PHOENIX, October 14, 2012- Following the Democratic National Convention in September, President Obama received a small lead in the polls and the momentum shifted in the Democrat’s favor.
In the days following the DNC, Gallup’s daily tracking poll had the president leading 50 percent to 43 percent over Gov. Romney. Some even declared the race as over claiming Obama was sure to win re-election.
By mid-September, the polls once again returned to a deadlock at 47 percent and Obama’s DNC bounce had officially vanished in just a week. This is bad news for any candidate with hopes that the momentum shift would translate into actual votes.

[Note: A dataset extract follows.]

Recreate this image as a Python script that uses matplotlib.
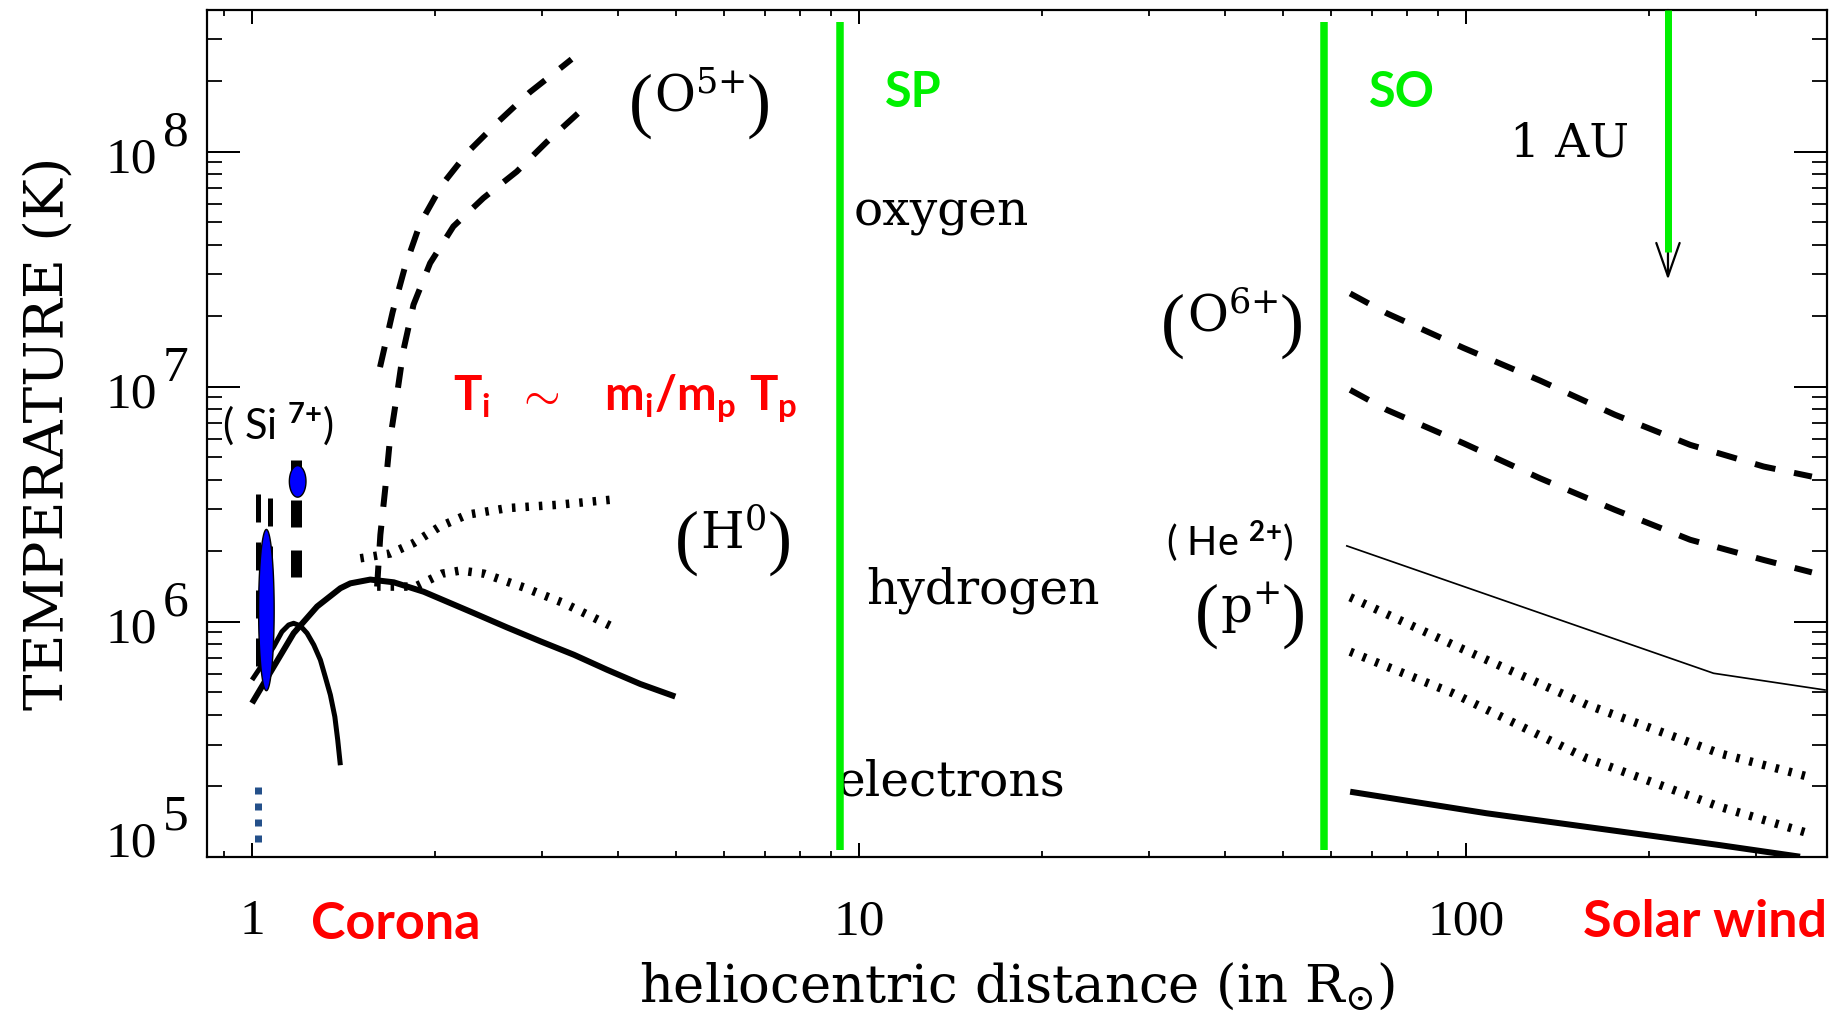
import numpy as np
import matplotlib
matplotlib.use("Agg")
import matplotlib.pyplot as plt
import matplotlib.transforms as mtransforms
from matplotlib.ticker import FixedLocator, LogLocator, NullFormatter

# ---------------- data (r in solar radii, T in kelvin) ----------------
# Corona: electron temperature, broad profile
corona_e_broad_r = [1.00, 1.086, 1.171, 1.28, 1.398, 1.452, 1.566, 1.712, 1.918,
                    2.32, 2.63, 2.985, 3.39, 3.845, 4.36, 4.98]
corona_e_broad_T = [4.5e5, 6.44e5, 8.93e5, 1.16e6, 1.387e6, 1.455e6, 1.51e6,
                    1.47e6, 1.34e6, 1.087e6, 9.45e5, 8.25e5, 7.23e5, 6.24e5,
                    5.43e5, 4.8e5]
# Corona: electron temperature, sharply peaked profile
corona_e_peak_r = [1.00, 1.039, 1.086, 1.12, 1.149, 1.171, 1.201, 1.232, 1.264,
                   1.296, 1.32, 1.346, 1.369, 1.384, 1.398]
corona_e_peak_T = [5.65e5, 6.55e5, 7.83e5, 9.06e5, 9.68e5, 9.84e5, 9.6e5,
                   8.93e5, 7.96e5, 6.87e5, 5.83e5, 4.88e5, 3.94e5, 3.14e5,
                   2.45e5]
# Corona: neutral hydrogen (H0), two profiles
corona_h_upper_r = [1.508, 1.69, 1.846, 2.04, 2.26, 2.63, 3.18, 3.99]
corona_h_upper_T = [1.86e6, 1.95e6, 2.16e6, 2.54e6, 2.85e6, 3.04e6, 3.14e6, 3.32e6]
corona_h_lower_r = [1.607, 1.858, 2.056, 2.205, 2.41, 2.80, 3.26, 3.97]
corona_h_lower_T = [1.41e6, 1.41e6, 1.6e6, 1.65e6, 1.6e6, 1.4e6, 1.2e6, 9.37e5]
# Corona: O5+ temperature, two profiles
corona_o_upper_r = [1.625, 1.705, 1.787, 1.891, 2.054, 2.272, 2.545, 2.87, 3.26, 3.36]
corona_o_upper_T = [1.21e7, 2.08e7, 3.24e7, 4.92e7, 7.2e7, 1.0e8, 1.34e8,
                    1.79e8, 2.32e8, 2.47e8]
corona_o_lower_r = [1.607, 1.627, 1.658, 1.686, 1.731, 1.776, 1.845, 1.965,
                    2.146, 2.405, 2.73, 3.06, 3.45, 3.54]
corona_o_lower_T = [1.41e6, 2.34e6, 3.71e6, 5.83e6, 9.06e6, 1.43e7, 2.23e7,
                    3.35e7, 4.8e7, 6.34e7, 8.22e7, 1.1e8, 1.46e8, 1.53e8]
# Si7+ measurements near the limb: ranges (dashed) and blue ellipses
si_range1_r = [1.022, 1.069]
si_range1_T = [6.5e5, 3.57e6]
si_range2_r = [1.182]
si_range2_T = [1.55e6, 4.87e6]
si_ell_r = [1.056, 1.189]            # centres
si_ell_T = [1.12e6, 3.95e6]
si_ell_dlogr = [0.0128, 0.0137]      # half-extent in decades
si_ell_dlogT = [0.343, 0.067]
limb_r = [1.022, 1.022]
limb_T = [1.16e5, 1.99e5]

# Solar wind (beyond ~60 R_sun)
wind_r = [64.4, 74.0, 99.0, 132.4, 175.8, 233.9, 309.0, 371.1]
wind_o_upper_T = [2.49e7, 2.05e7, 1.46e7, 1.06e7, 7.59e6, 5.65e6, 4.57e6, 4.14e6]
wind_o_lower_T = [9.68e6, 7.96e6, 5.74e6, 4.07e6, 2.99e6, 2.23e6, 1.83e6, 1.62e6]
wind_he_r = [63.6, 255.6, 390.0]
wind_he_T = [2.1e6, 6.03e5, 5.12e5]
wind_p_r = [64.4, 95.3, 158.1, 261.8, 373.3]
wind_p_upper_T = [1.27e6, 7.96e5, 4.43e5, 2.75e5, 2.16e5]
wind_p_lower_T = [7.45e5, 4.95e5, 2.62e5, 1.63e5, 1.24e5]
wind_e_r = [64.4, 108.1, 179.5, 261.8, 354.8]
wind_e_T = [1.89e5, 1.53e5, 1.28e5, 1.12e5, 1.0e5]

# Spacecraft perihelia and 1 AU marker
probe_r = [9.3, 58.3]
probe_names = ['SP', 'SO']
probe_T = [1.07e5, 3.56e8]
au_r = 215.0
au_T_tip = 2.85e7
au_T_green = 3.75e7

x_ticks = [1, 10, 100]
x_tick_labels = ['1', '10', '100']
y_ticks = [1e5, 1e6, 1e7, 1e8]
y_tick_exps = ['5', '6', '7', '8']

# ---------------- styling ----------------
PX = 0.72   # points per pixel at 100 dpi
plt.rcParams['font.family'] = ['DejaVu Serif']
plt.rcParams['mathtext.fontset'] = 'dejavuserif'
plt.rcParams['mathtext.rm'] = 'Lato'
plt.rcParams['mathtext.it'] = 'Lato:italic'
plt.rcParams['mathtext.bf'] = 'Lato:bold'
plt.rcParams['mathtext.sf'] = 'Lato'
plt.rcParams['lines.scale_dashes'] = False

GREEN = '#00F000'
RED = '#FF0000'

fig = plt.figure(figsize=(18.47, 10.23), dpi=100)
ax = fig.add_axes([207 / 1847, 1 - 856.7 / 1023, 1620 / 1847, 846.7 / 1023])
ax.set_xscale('log')
ax.set_yscale('log')
ax.set_xlim(0.843, 393)
ax.set_ylim(1e5, 4.0e8)

DASH = (0, (21 * PX, 19 * PX))
DOT = (0, (3.5 * PX, 10 * PX))
lw_dash = 6 * PX
lw_dot = 8.5 * PX
lw_thick = 6 * PX

# corona
ax.plot(corona_e_broad_r, corona_e_broad_T, color='black', lw=lw_thick,
        solid_capstyle='butt', solid_joinstyle='round', zorder=3)
ax.plot(corona_e_peak_r, corona_e_peak_T, color='black', lw=5 * PX,
        solid_capstyle='butt', solid_joinstyle='round', zorder=3)
for r, T in [(corona_h_upper_r, corona_h_upper_T), (corona_h_lower_r, corona_h_lower_T)]:
    ax.plot(r, T, color='black', lw=lw_dot, linestyle=DOT, dash_capstyle='butt', zorder=3)
for r, T in [(corona_o_upper_r, corona_o_upper_T), (corona_o_lower_r, corona_o_lower_T)]:
    ax.plot(r, T, color='black', lw=lw_dash, linestyle=DASH, dash_capstyle='butt', zorder=3)

# Si7+ ranges
ax.plot([si_range1_r[0], si_range1_r[0], si_range1_r[1], si_range1_r[1]],
        [si_range1_T[0], si_range1_T[1], si_range1_T[1], si_range1_T[0]],
        color='black', lw=5 * PX, linestyle=(0, (28 * PX, 20 * PX)),
        dash_capstyle='butt', zorder=3)
ax.plot([si_range2_r[0], si_range2_r[0]], si_range2_T, color='black', lw=11 * PX,
        linestyle=(0, (27 * PX, 23 * PX)), dash_capstyle='butt', zorder=3)
t = np.linspace(0, 2 * np.pi, 240)
for rc, Tc, dr, dT in zip(si_ell_r, si_ell_T, si_ell_dlogr, si_ell_dlogT):
    ex = 10 ** (np.log10(rc) + dr * np.cos(t))
    ey = 10 ** (np.log10(Tc) + dT * np.sin(t))
    ax.fill(ex, ey, facecolor='#0000FF', edgecolor='black', lw=1.0, zorder=4)
ax.plot(limb_r, limb_T, color='#24508A', lw=7 * PX,
        linestyle=(0, (7 * PX, 9 * PX)), dash_capstyle='butt', zorder=3)

# solar wind
for T in (wind_o_upper_T, wind_o_lower_T):
    ax.plot(wind_r, T, color='black', lw=lw_dash, linestyle=DASH, dash_capstyle='butt', zorder=3)
ax.plot(wind_he_r, wind_he_T, color='black', lw=1.7 * PX, zorder=3)
for T in (wind_p_upper_T, wind_p_lower_T):
    ax.plot(wind_p_r, T, color='black', lw=lw_dot, linestyle=DOT, dash_capstyle='butt', zorder=3)
ax.plot(wind_e_r, wind_e_T, color='black', lw=lw_thick, solid_capstyle='butt', zorder=3)

# spacecraft perihelion lines
for r in probe_r:
    ax.plot([r, r], probe_T, color=GREEN, lw=7.5 * PX, solid_capstyle='butt', zorder=6)

# 1 AU arrow
ax.annotate('', xy=(au_r, au_T_tip), xytext=(au_r, 4.0e8),
            arrowprops=dict(arrowstyle='->,head_length=1.2,head_width=0.42',
                            lw=1.6, color='black', shrinkA=0, shrinkB=0,
                            mutation_scale=20), zorder=5)
ax.plot([au_r, au_r], [4.0e8, au_T_green], color=GREEN, lw=7 * PX,
        solid_capstyle='butt', zorder=6, clip_on=False)

# ---------------- axes, ticks ----------------
for s in ax.spines.values():
    s.set_linewidth(2.2 * PX)
ax.xaxis.set_major_locator(FixedLocator(x_ticks))
ax.set_xticklabels(x_tick_labels)
ax.xaxis.set_minor_locator(LogLocator(base=10, subs=np.arange(2, 10)))
ax.xaxis.set_minor_formatter(NullFormatter())
ax.yaxis.set_major_locator(FixedLocator(y_ticks))
ax.yaxis.set_minor_locator(LogLocator(base=10, subs=np.arange(2, 10)))
ax.yaxis.set_major_formatter(NullFormatter())
ax.yaxis.set_minor_formatter(NullFormatter())
ax.tick_params(axis='x', which='both', direction='in', top=True, bottom=True)
ax.tick_params(axis='x', which='major', length=14 * PX, width=2 * PX, pad=42 * PX,
               labelsize=37, labelfontfamily='Liberation Serif')
ax.tick_params(axis='x', which='minor', length=6 * PX, width=1.8 * PX)
ax.tick_params(axis='y', which='both', direction='in', left=True, right=True)
ax.tick_params(axis='y', which='major', length=33 * PX, width=2 * PX)
ax.tick_params(axis='y', which='minor', length=15 * PX, width=1.8 * PX)

# y tick labels: "10" with a full-size raised exponent
for v, e in zip(y_ticks, y_tick_exps):
    lift = 21 * PX if v == y_ticks[0] else 0
    ax.annotate('10', xy=(0, v), xycoords=('axes fraction', 'data'),
                xytext=(-50 * PX, -21 * PX + lift), textcoords='offset points',
                ha='right', va='baseline', fontsize=37, family='Liberation Serif')
    ax.annotate(e, xy=(0, v), xycoords=('axes fraction', 'data'),
                xytext=(-44 * PX, 6 * PX + lift), textcoords='offset points',
                ha='left', va='baseline', fontsize=37, family='Liberation Serif')

ax.set_xlabel(r'heliocentric distance (in R$_{\odot}$)', fontsize=38)
ax.xaxis.set_label_coords(0.5, -0.124)
ax.set_ylabel('TEMPERATURE (K)', fontsize=39.5)
ax.yaxis.set_label_coords(-0.0815, 0.5)


# ---------------- labels ----------------
def ion_label(x, y, body, size=36, psize=52):
    """Ion symbol with tall, thin parentheses around it."""
    t = ax.text(x, y, body, ha='center', va='center', fontsize=size, zorder=2)
    ax.annotate('(', xy=(0, 0.5), xycoords=t, xytext=(-1, -8 * PX),
                textcoords='offset points', ha='right', va='center',
                fontsize=psize, family='Liberation Serif')
    ax.annotate(')', xy=(1, 0.5), xycoords=t, xytext=(1, -8 * PX),
                textcoords='offset points', ha='left', va='center',
                fontsize=psize, family='Liberation Serif')


ion_label(5.47, 1.69e8, r'$\mathrm{O}^{5{+}}$')
ion_label(41.2, 1.96e7, r'$\mathrm{O}^{6{+}}$')
ion_label(6.21, 2.34e6, r'$\mathrm{H}^{0}$')
ion_label(44.1, 1.14e6, r'$\mathrm{p}^{{+}}$')

ax.text(9.81, 4.83e7, 'oxygen', ha='left', va='baseline', fontsize=35, zorder=2)
ax.text(10.27, 1.2e6, 'hydrogen', ha='left', va='baseline', fontsize=35, zorder=2)
ax.text(9.17, 1.83e5, 'electrons', ha='left', va='baseline', fontsize=35, zorder=2)
ax.text(118.2, 9.5e7, '1 AU', ha='left', va='baseline', fontsize=34)

for r, name in zip(probe_r, probe_names):
    ax.text(r * 1.187, 1.55e8, name, color=GREEN, family='Lato', weight='bold',
            fontsize=35, ha='left', va='baseline')

ax.text(0.892, 6.87e6, r'$(\ \mathrm{Si}\ {}^{\mathbf{7{+}}})$', math_fontfamily='custom',
        fontsize=30, ha='left', va='center')
ax.text(51.9, 2.19e6, r'$(\ \mathrm{He}\ {}^{\mathbf{2{+}}})$', math_fontfamily='custom',
        fontsize=28.5, ha='right', va='center')
ax.text(2.143, 7.96e6, r'$\mathbf{T_i\ \ \sim\ \ \ m_i/m_p\ T_p}$',
        math_fontfamily='custom', color=RED, fontsize=34, ha='left', va='baseline')

xa = mtransforms.blended_transform_factory(ax.transData, ax.transAxes)
ax.text(1.251, -0.0972, 'Corona', transform=xa, color=RED, family='Lato',
        weight='bold', fontsize=37.5, ha='left', va='baseline')
ax.text(1.0, -0.095, 'Solar wind', transform=ax.transAxes, color=RED, family='Lato',
        weight='bold', fontsize=37.5, ha='right', va='baseline')

fig.savefig('out.png', dpi=100, facecolor='white')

Nevertheless, as we look at the current political climate, the Romney-Ryan campaign has two debates under their belts and the momentum following the first presidential debate is turning into static support.
On the national scale, Romney now leads Obama by an average of 1.3% according to the Real Clear Politics matchup. He leads Obama by two points in Gallup’s daily tracking of likely voters and by one point in Rasmussen.
Though more importantly, Romney is surging in the crucial swing-states, likely turning Obama’s campaign into panic.
The coveted state of Florida is now strongly backing Mitt Romney by an average of 3.2% according to the Real Clear Politics tracking. Even Suffolk University Polling is discontinuing their polling in Florida, as they believe Romney will definitely carry it.
Miami Herald’s latest poll shows Romney winning Florida by seven points over Obama. Rasmussen has the former Massachusetts governor winning the Sunshine State by four points, a week after the first debate.
Colorado, a state that has gone Democratic only twice in the last 40 years, is now showing a similar story as Florida. Romney leads Obama by four points in the Centennial State, according to the latest American Research Group survey of 600 likely Coloradoan voters.
New Hampshire, another critical swing-state, is showing modest gains for Romney as he leads President Obama by four points in the latest American Research Group survey.
Moreover, it isn’t just polls that are shifting in Romney’s direction, the crowd sizes at Romney campaign stops have grown substantially since the debate.
At an event in Virginia the day after the debate, Romney was met with a crowd of over 14,000, his largest ever. Another event on the Sunday following the debate, Romney was introduced to a crowd of over 12,00 in Florida.
Romney also drew that same 12,000-crowd size in a stop in Ohio that same week.
The reason for Romney’s momentum turning into static support is all thanks to the man who is running against him.
Obama’s disastrous debate performance last week was the perfect metaphor for how Obama has governed this country for the past four years; absentminded, arrogant, and lethargic.
For the first time since 2008, Obama couldn’t hide behind the wall of the mainstream media or State of the Union address. He had to in a genuine manner face the American people directly.
Obama’s debate performance last week surprised all, but in reality, it really shouldn’t have if you look at how Obama has run the country in the last four years.
It is probable that Obama will do substantially better at the ‘town-hall’ debate on Tuesday, but it likely won’t be a game-changer that the Obama campaign is plausibly considering.